My brother and I got up early on November 28th. It was still dark out when I glanced at the dashboard to make sure we were all set to go. It was 5am as my SUV followed his truck with a trailer attached to it out of the parking lot. The night sky and cool air were welcomed as I was already tired from lack of sleep.
The drive was long. My hands shook at every bridge this time. My last drive in the opposite direction was a more scenic route to detour from the enormous bridges. But I braved them this time. I’m surprised my fingers didn’t fall off a couple of times and I kept encouraging myself to slow my breathing down. The drawbridge into Maryland was by far the scariest for me. My car accident on a bridge years ago has left me with some emotional scars and I was reminded again and again to be gentle with myself but to also keep going.
We reached Richmond Virginia at around dinner time. My hands were still trembling and my knees were aching for rest.

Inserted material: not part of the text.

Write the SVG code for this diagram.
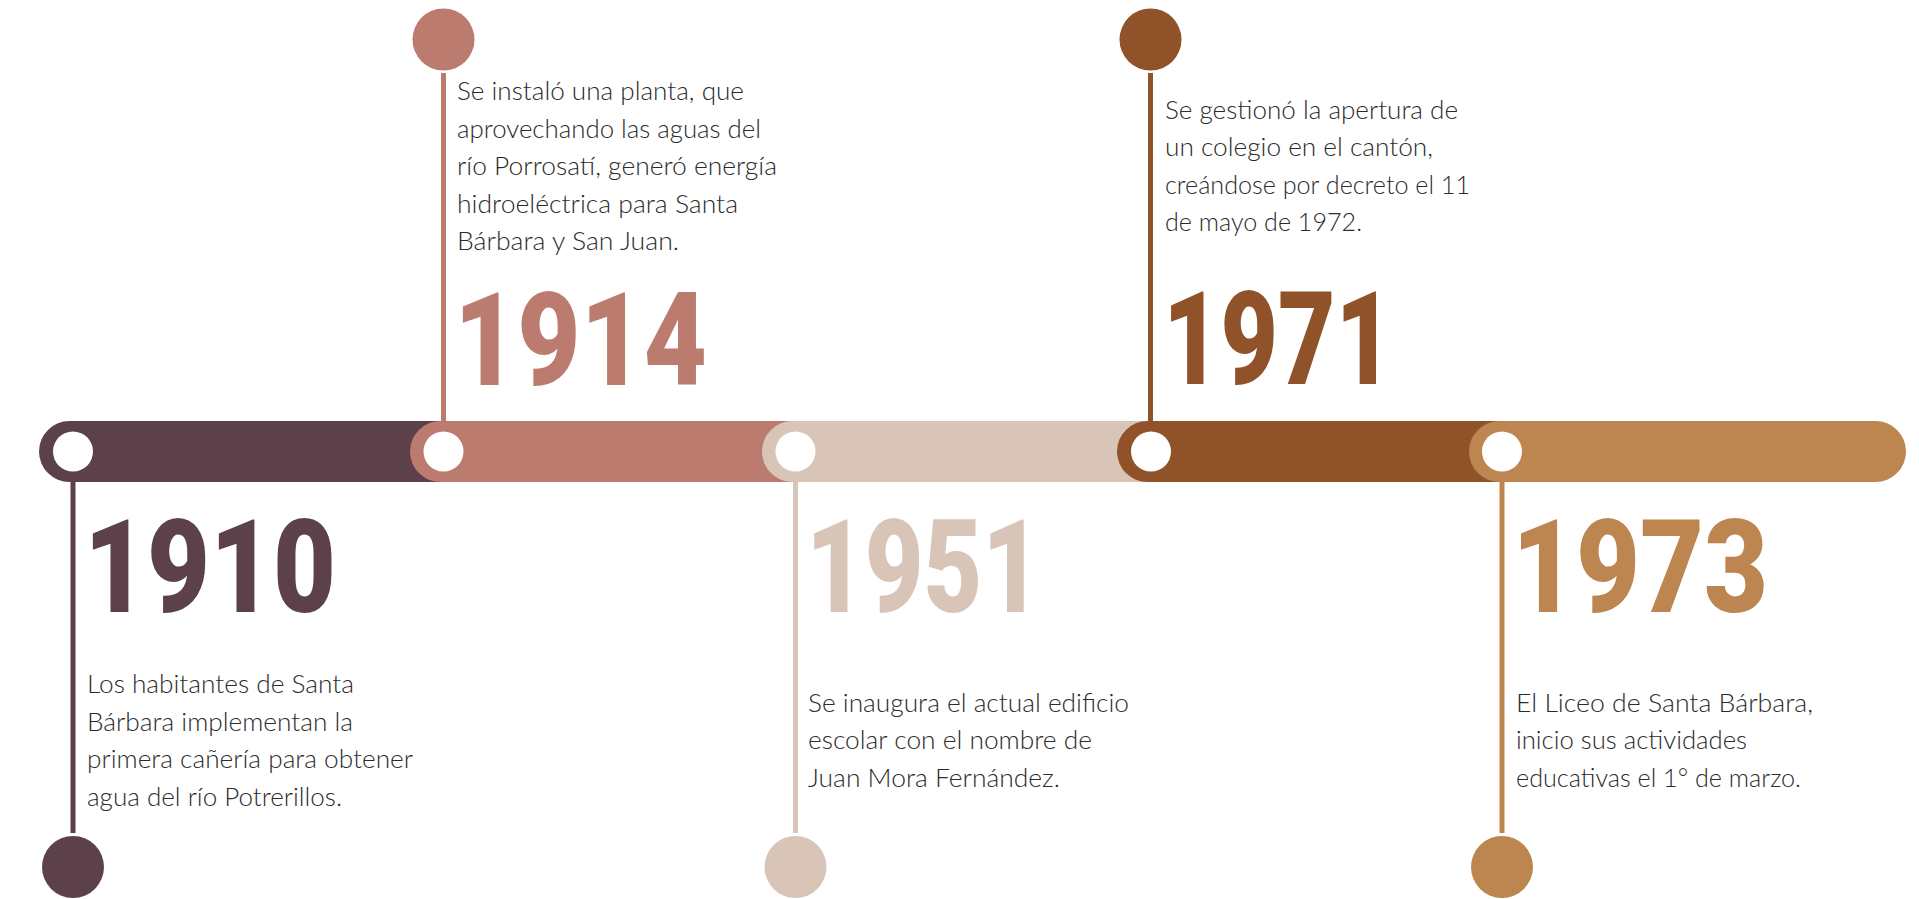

“Having Aspergers affects every aspect of my life but driving seems to be the hardest part for me. It simply never gets easier for me when it comes to certain things.”
I remember sinking into the mattress and looking at my heart rate on my FitBit. It was still well over 100 as I drifted off to sleep knowing more driving was to come.
Some folks love to drive. I love country driving but city driving gives me severe anxiety and that does for overpasses as well. But I did it! I felt brave with each bridge. I kept thinking of all the people jamming out to music totally unaffected as they drove and my hands were clammy and my face felt numb until we reached the other side and my body would slowly loosen tension. Merging from lane to lane is also hard for me so 95 was a total nightmare.
But you know what? The final stretch was like Heaven.
My GPS said I had to go straight for about 120 miles and my heart sank at first until I saw what it was! A tiny two-lane highway that barely moved at all with glorious farms and sunlight glittering through the trees as we drove. That’s when I finally felt okay to put on holiday music for the first time in the entire drive.
“Pulling into the new apartment complex lot I wanted to cry. It was so peaceful and beautiful. My body is still decompressing as I sit here writing this love letter to you all of sorts. A reminder to allow yourself some grace.”
One of the first things I bought was the softest blanket and I ordered a weighted blanket on sale. It’s amazing to finally be home and my body can continue to heal.
What is something gentle you can do for your body today?
Perhaps brewing a cup of tea, going to bed early, going for a walk to get some anxious energy out? Life is so fast paced these days we forget to offer ourselves the moments we can slow down and grab hold of grace. Sometimes it’s just a few deep breaths. Sometimes it’s being kinder when we look in the mirror. Our nation, in fact our world, has been through so much this year. At times like these, grace and compassion are like a balm for our souls.